But Pacquiao’s smile betrays him. When he flashes it, he seems as familiar to all Filipinos as an uncle or cousin. In the same way that I occasionally forget that I don’t actually know Barack Obama and have never had a conversation with him about basketball, it’s easy for me to feel like I know Manny Pacquiao, that I may have sung karaoke with him at a second cousin’s baby’s Christening party. It was barely a surprise to me when the young man in a Team Pacquiao windbreaker sitting next me on my return flight from Vegas to Seattle told me that he knew Manny. And that Manny had generously purchased fifteen tickets so he and his family could watch the fight together. And that while training in LA, Manny, despite his millions, lives in a small, crowded three bedroom apartment with ten other men, one of whom, Buboy, cooks all the food for them.
There is something wildly humble and down-to-earth about Pacquiao. ESPN boxing columnist Dan Rafael wrote about his experience watching a DVD of the Pacquio-Hatton fight with a gracious Pacquiao in his hotel room the day after. Pacquiao had not yet seen the fight, watching intently while working his way through a plate of steak and white rice. When the knockout punch was thrown, Pacquiao instinctually put down his fork and made the sign of the cross, praying that Hatton was ok, even though he knew Hatton was fine. This is no doubt exactly what countless old Filipino ladies watching the night before did.

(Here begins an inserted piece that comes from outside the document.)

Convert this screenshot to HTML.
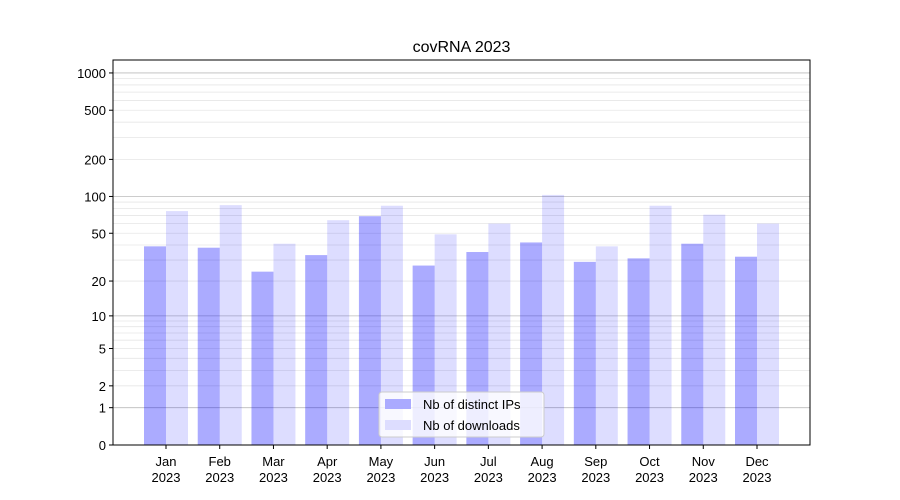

Last week I came across this video of Pacquiao unwinding with this friends after a day of training. The two-and-a-half minute video is silly and mundane—Manny plays guitar and his friends lip synch and dance to a Filipino singer’s verision of “Lonely Teardrops.” A lamp goes out; the camera man is giggling the entire time; a paunchy man uses a banana as a microphone. But it brought a smile as wide as Manny’s to my face because, as any Filipino could tell you, this scene is likely to occur at any Filipino gathering, anytime, anywhere.